Dear People Pleaser,
Having a client express anger or frustration and not take it personally can be challenging, even when you know you have done your best. It can be especially challenging if you have lingering doubts in the back of your mind questioning whether there was something you should or could have done differently.
Many lawyers, myself included, hold themselves to impossibly high expectations. They expect perfection, defined as always getting the exact outcome your client wants. You can see how this way of thinking would destroy mental well-being and naturally lead to anxiety. Also, I have been caught off guard when the client is still disgruntled even after getting the remedy that is possible through the legal system because they want closure or an apology.
The Antidote: A Practice of Compassion Toward Self
Compassion is the deeply felt understanding of one’s own suffering and acceptance of that suffering combined with some movement toward alleviating the suffering. At its core, the practice of self-compassion is the journey to becoming a good friend to yourself.
Pause and think of the last time you were in the situation described in the question. Now imagine calling someone who deeply cares about you—this can be a family member, a friend, or a colleague. Imagine that you relay your own disappointment and your anxiety about the case to this person. What does this person say in response? My guess is that their response is probably rooted in compassion. Compare this person’s response to your own internal response toward yourself. How are they similar or different?

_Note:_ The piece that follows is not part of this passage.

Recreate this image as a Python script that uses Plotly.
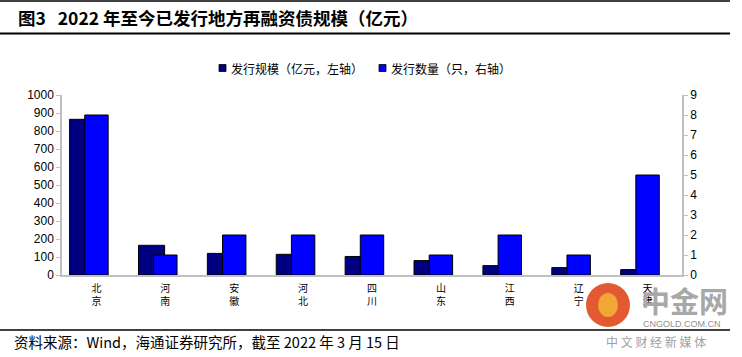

To meet your life’s disappointments with compassion necessarily means that you get more familiar with your emotional experiences. As Sebene Selassie writes in her book, You Belong:
Most of us just coast through life being swayed by deeply embedded physical and emotional triggers. How often are we paying such close attention to our physical, emotional, and mental experiences to witness these subtle connections? Probably not that often. Unless we practice.
Targeting Deeply Embedded Triggers
Consider for a moment that your reaction to the client’s disappointment is deeply embedded in you from the many layers of cultural and systematic influences. If you are part of historically underrepresented or marginalized communities, these embedded triggers can be especially intense because it is deeply intertwined with your sense of belonging. You may have gotten to where you are by overcompensating and overworking. You may be the first in your family to attend college or law school. You may feel as though you are carrying not only your own expectations but also your ancestors on your shoulders. This is a big burden to carry.
Meeting yourself with compassion is challenging because it requires you to get really intimate with what is happening. When the client expresses their displeasure, notice what comes up for you. What are the thought patterns? What are the physiological reactions? What is your emotional response? This is the practice of self-compassion. Allow the practice of self-compassion to develop alongside your law practice.
Example Reflection Questions to Get You Started
- What would I tell a colleague or a friend in a similar situation?
- What are the held beliefs behind my self-judgment?
- Are those thoughts helpful?
- Are those thoughts compassionate?
- What if the opposite thought were true?
- What would I have to let go of to let go of the anxiety?
- Am I striving toward perfection or excellence?
Over time, as your self-compassion deepens, you may notice that you have more capacity for meeting your own client’s emotional experiences with compassion as well, rather than deflecting or becoming defensive.